Some time later, they are stuck. Their output has improved to the high 160s, but those last 10-12 units per hour are proving elusive.
This is the point when I saw their coaching cycle.
Looking at their history, they had set a series of target conditions based on output per hour. Their experiments and countermeasures had been focused on reducing stoppages, usually on the order of several minutes.
“Does anybody have a calculator?”
“Divide 3600 seconds by 180, what do you get?”
“20 seconds.”
“Do you agree that if your line could reliably produce one module every 20 seconds that you would have no trouble reaching 180 modules per hour?”
Yes, they agreed.
“So what is stopping you from doing that?”
They showed me the average cycle times for each piece step in the process, and most were at or under 15 seconds. But averages only tell a small part of the story. They don’t show the cumulative effect of short stoppages and delays that can cascade through the entire line.
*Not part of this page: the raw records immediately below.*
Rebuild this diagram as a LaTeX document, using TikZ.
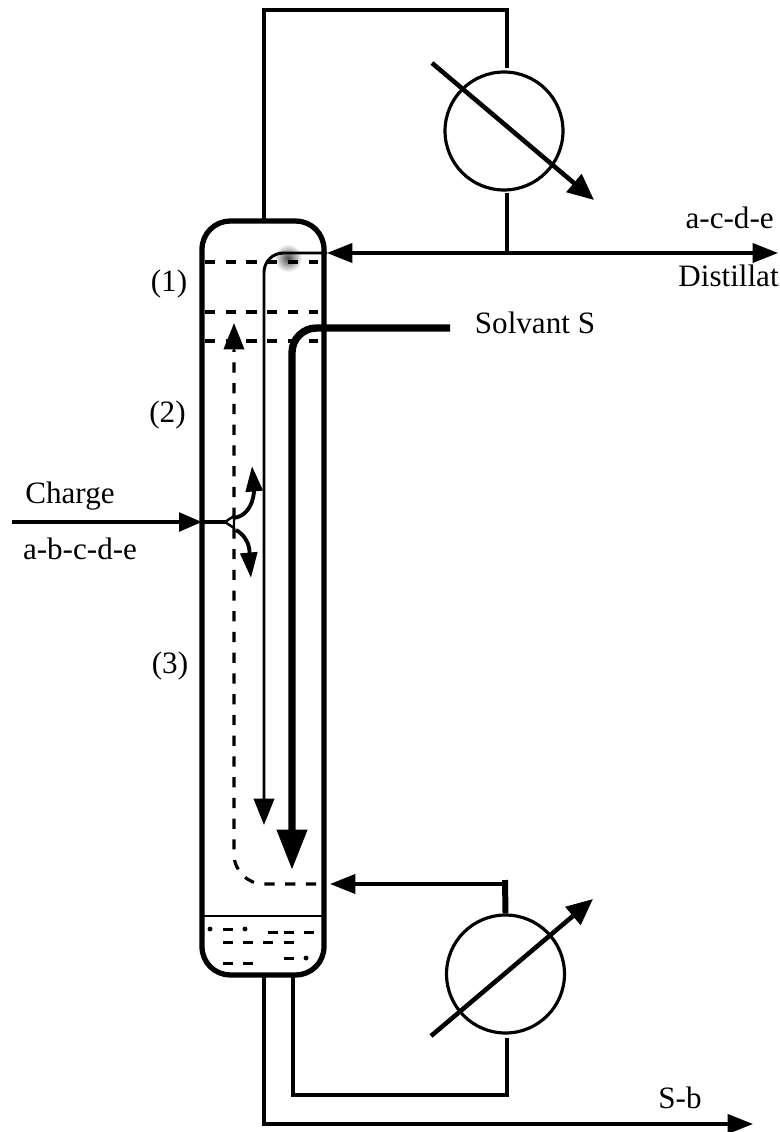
\documentclass[tikz,border=0pt]{standalone}
\usepackage{fontspec}
\setmainfont{Liberation Serif}
\usetikzlibrary{arrows.meta,positioning}
\tikzset{
  pipe/.style={line width=1.8pt},
  flowtip/.style={-{Triangle[length=14.5pt,width=11pt]}},
  tray/.style={line width=1.8pt,dash pattern=on 5.8pt off 6pt},
  spot/.style={line width=1.7pt},
  exchanger/.style={draw, circle, line width=1.8pt, minimum size=2.36cm, inner sep=0pt},
  label/.style={font=\fontsize{17.7pt}{20pt}\selectfont,inner sep=0pt}
}
\begin{document}
\begin{tikzpicture}[x=0.02cm,y=-0.02cm]
    \useasboundingbox (0,0) rectangle (779,1132);
    % Smudge on the top tray
    \shade [inner color=black!70, outer color=white] (288,258) circle (8pt);
    % Column
    \node [draw, line width=3pt, rounded corners=16pt, minimum width=2.44cm, minimum height=15.08cm, inner sep=0pt] (column) at (263,598) {};
    % Exchangers
    \node [exchanger] (condenser) at (504,131) {};
    \node [exchanger] (reboiler) at (505.5,974) {};
    \coordinate (topout) at (264,221);
    \coordinate (condin) at (507,68);
    \coordinate (condout) at (507,193);
    \coordinate (refluxin) at (327,253);
    \coordinate (tee) at (507,253);
    \coordinate (distillat) at (778,253);
    \coordinate (solvantin) at (450,328);
    \coordinate (charge) at (12,522);
    \coordinate (wall) at (202,522);
    \coordinate (split) at (230,522);
    \coordinate (boilin) at (330,884);
    \coordinate (boilknee) at (505,884);
    \coordinate (boiltop) at (505,880);
    \coordinate (boilout) at (507,1038);
    \coordinate (botleft) at (264,975);
    \coordinate (botright) at (293,975);
    \coordinate (sb) at (753,1124);
    % Top loop
    \draw [pipe] (topout) |- (507,10) -- (condin);
    \draw [pipe] (condout) -- (tee);
    \draw [pipe, flowtip] (tee) -- (refluxin);
    \draw [pipe, flowtip] (tee) -- (distillat);
    % Bottom loop
    \draw [line width=3.4pt] (reboiler.north) -- (boiltop);
    \draw [pipe, flowtip] (boilknee) -- (boilin);
    \draw [pipe] (boilout) |- (293,1095) -- (botright);
    \draw [pipe, flowtip] (botleft) |- (sb);
    % Crossing arrows
    \draw [line width=2.6pt, -{Triangle[length=15pt,width=13pt]}] (432,63) -- (594,200);
    \draw [line width=2.6pt, -{Triangle[length=15pt,width=13pt]}] (431,1036) -- (593,899);
    % Trays
    \foreach \y in {262,312,341}
        \draw [tray] (205,\y) -- (318,\y);
    \draw [line width=1.5pt] (203,916) -- (323,916);
    % Liquid in the sump
    \foreach \xa/\ya in {223/929,268/932,284/932,304/932,223/942,243/942,263/942,284/942,284/958,223/963,243/963}
        \draw [line width=1.7pt] (\xa,\ya) -- ++(10,0);
    \foreach \xa/\ya in {210/929,245/929,306/958}
        \fill (\xa,\ya) circle (1.4pt);
    % Flows inside the column
    \draw [spot, rounded corners=11pt, -{Triangle[length=15pt,width=11.5pt]}] (refluxin) -- (264,253) -- (264,825);
    \draw [line width=4.2pt, rounded corners=14pt, -{Triangle[length=23pt,width=16.5pt]}] (solvantin) -- (292,328) -- (292,870);
    \draw [tray, rounded corners=17pt] (316,884) -- (234,884) -- (234,350);
    \draw [spot, -{Triangle[length=15pt,width=11.5pt]}] (234,352) -- (234,323);
    % Feed
    \draw [line width=2.2pt, -{Triangle[length=13pt,width=10.5pt]}] (charge) -- (wall);
    \draw [line width=2pt] (wall) -- (split);
    \draw [line width=2.2pt, -{Triangle[length=14.5pt,width=9.5pt]}] (234,518) to[out=10,in=-85] (252,466);
    \draw [line width=2.2pt, -{Triangle[length=14.5pt,width=9.5pt]}] (236,530) to[out=-30,in=95] (251,578);
    \draw [line width=1.4pt, fill=white] (225,522) -- (234,516) -- (234,528) -- cycle;
    % Labels
    \node [label] (lone) at (169,284) {(1)};
    \node [label] (ltwo) at (167.5,415) {(2)};
    \node [label] (lthree) at (170,666) {(3)};
    \node [label] (lcharge) at (70,496) {Charge};
    \node [label] (lfeed) at (80,549) {a-b-c-d-e};
    \node [label] (lsolvant) at (535,323) {Solvant S};
    \node [label, anchor=east] (ltop) at (774,218) {a-c-d-e};
    \node [label, anchor=east] (ldist) at (779,276) {Distillat};
    \node [label] (lbottom) at (680,1098) {S-b};
\end{tikzpicture}
\end{document}
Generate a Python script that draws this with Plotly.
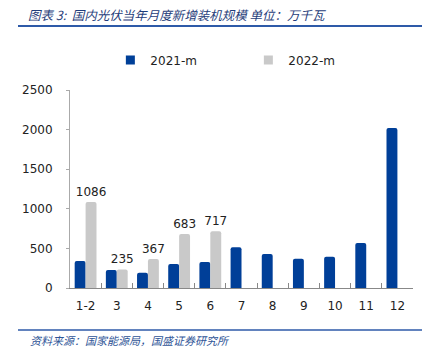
import plotly.graph_objects as go

categories = ["1-2", "3", "4", "5", "6", "7", "8", "9", "10", "11", "12"]
values_2021 = [341, 227, 193, 303, 328, 514, 429, 370, 396, 568, 2020]
values_2022 = [1086, 235, 367, 683, 717, None, None, None, None, None, None]
y_ticks = [0, 500, 1000, 1500, 2000, 2500]

BLUE = "#003F98"
GREY = "#C9C9C9"
LINE_BLUE = "#2E5AA8"
num_font = "DejaVu Sans"
cjk_font = "Noto Sans CJK SC"

W, H = 429, 358
ML, MR, MT, MB = 70, 16, 90, 70
plot_h = H - MT - MB
plot_w = W - ML - MR


def py(ypix):
    return (H - MB - ypix) / plot_h


def px(xpix):
    return (xpix - ML) / plot_w


fig = go.Figure()
fig.add_trace(go.Bar(name="2021-m", x=categories, y=values_2021, showlegend=False,
                     marker=dict(color=BLUE, cornerradius=2, line=dict(width=0))))
fig.add_trace(go.Bar(name="2022-m", x=categories, y=values_2022, showlegend=False,
                     marker=dict(color=GREY, cornerradius=2, line=dict(width=0)),
                     text=[str(v) if v is not None else "" for v in values_2022],
                     textposition="outside", cliponaxis=False, constraintext="none",
                     textfont=dict(family=num_font, size=12, color="#222222")))
# legend entries with small square swatches
fig.add_trace(go.Scatter(name="2021-m", x=[categories[0]], y=[None], mode="markers",
                         marker=dict(symbol="square", size=9, color=BLUE)))
fig.add_trace(go.Scatter(name="2022-m", x=[categories[0]], y=[None], mode="markers",
                         marker=dict(symbol="square", size=9, color=GREY)))

fig.update_layout(
    width=W, height=H,
    margin=dict(l=ML, r=MR, t=MT, b=MB, autoexpand=False),
    paper_bgcolor="white", plot_bgcolor="white",
    barmode="group", bargap=0.3, bargroupgap=0,
    showlegend=True,
    legend=dict(orientation="h", x=0.52, xanchor="center", y=py(60), yanchor="middle",
                font=dict(family=num_font, size=12, color="#222222"),
                entrywidth=93, itemwidth=30),
    xaxis=dict(range=[-0.5, len(categories) - 0.5], showline=True,
               linecolor="#888888", linewidth=1,
               ticks="inside", ticklen=5, tickcolor="#888888",
               tickson="boundaries", showgrid=False, ticklabelstandoff=7,
               tickfont=dict(family=num_font, size=12, color="#222222")),
    yaxis=dict(range=[0, 2500], tickvals=y_ticks, showline=True, linecolor="#AAAAAA",
               linewidth=1, ticks="outside", ticklen=3, tickcolor="#AAAAAA",
               showgrid=False, zeroline=False, ticklabelstandoff=11,
               tickfont=dict(family=num_font, size=12, color="#222222")),
)

fig.add_annotation(text="图表 3:  国内光伏当年月度新增装机规模 单位：万千瓦",
                   xref="paper", yref="paper", x=px(26), y=py(14), yanchor="middle",
                   xanchor="left", showarrow=False,
                   font=dict(family=cjk_font, size=12.5, color="#1F3D7A", style="italic"))
fig.add_shape(type="line", xref="paper", yref="paper", x0=px(18), x1=px(422),
              y0=py(26), y1=py(26), line=dict(color=LINE_BLUE, width=2))
fig.add_shape(type="line", xref="paper", yref="paper", x0=px(18), x1=px(422),
              y0=py(330), y1=py(330), line=dict(color=LINE_BLUE, width=1.5))
fig.add_annotation(text="资料来源：国家能源局，国盛证券研究所",
                   xref="paper", yref="paper", x=px(28), y=py(340), xanchor="left",
                   yanchor="middle", showarrow=False,
                   font=dict(family=cjk_font, size=11, color="#2F5597", style="italic"))

fig.write_html("out.html", config={"displayModeBar": False},
               post_script="document.body.style.margin='0';")
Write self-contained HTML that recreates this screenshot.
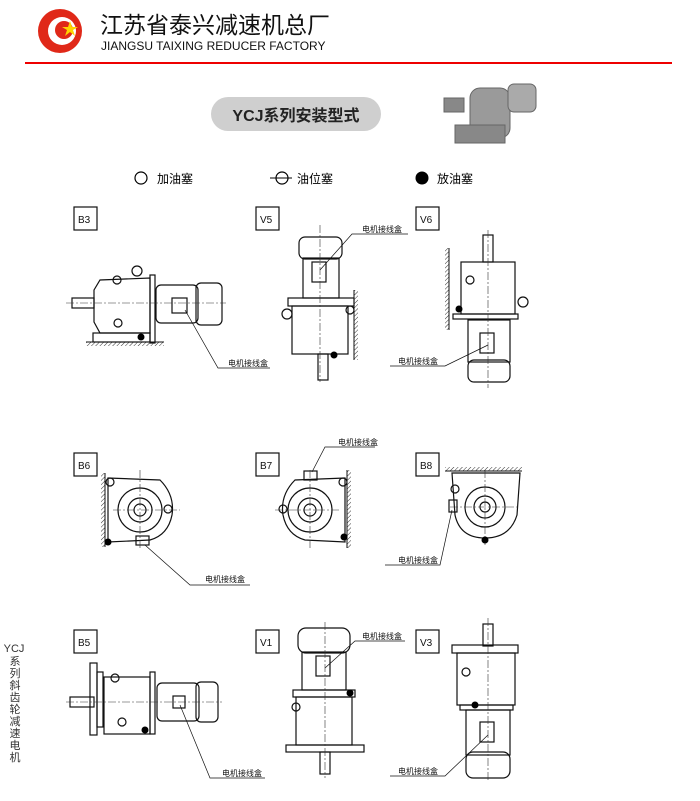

The team had done a lot of very good work eliminating the longer delays. But now their target condition had to shift to stability around their planned cycle time.
Performance vs Process Metrics
This little exercise shows the difference between a process metric and the performance metric.
Units-per-hour is a performance metric. It is measured after the fact, and tells the cumulative effect of everything going on in the process. In this case, they were able to make a lot of progress just looking at major stoppages..
Stability around the planned cycle time or takt time (you may use different words, that’s OK) is a process metric.
It shows you what is happening right now. THIS unit was just held up for 7 seconds. The next three were OK, then a 10 second delay. It’s those small issues that add up to missing the targeted output.
The team’s next target condition is now to stabilize around their planned cycle time.
Since they averaged their measurements, their next step is to (1) take the base data they used to calculate the averages and pull the individual points back out into a run chart and (2) to get out their stopwatches and go down and actually observe and time what is really going on.
I expect that information to help them clarify their target condition, pick off a source of intermittent delay, and start closing the remaining gap.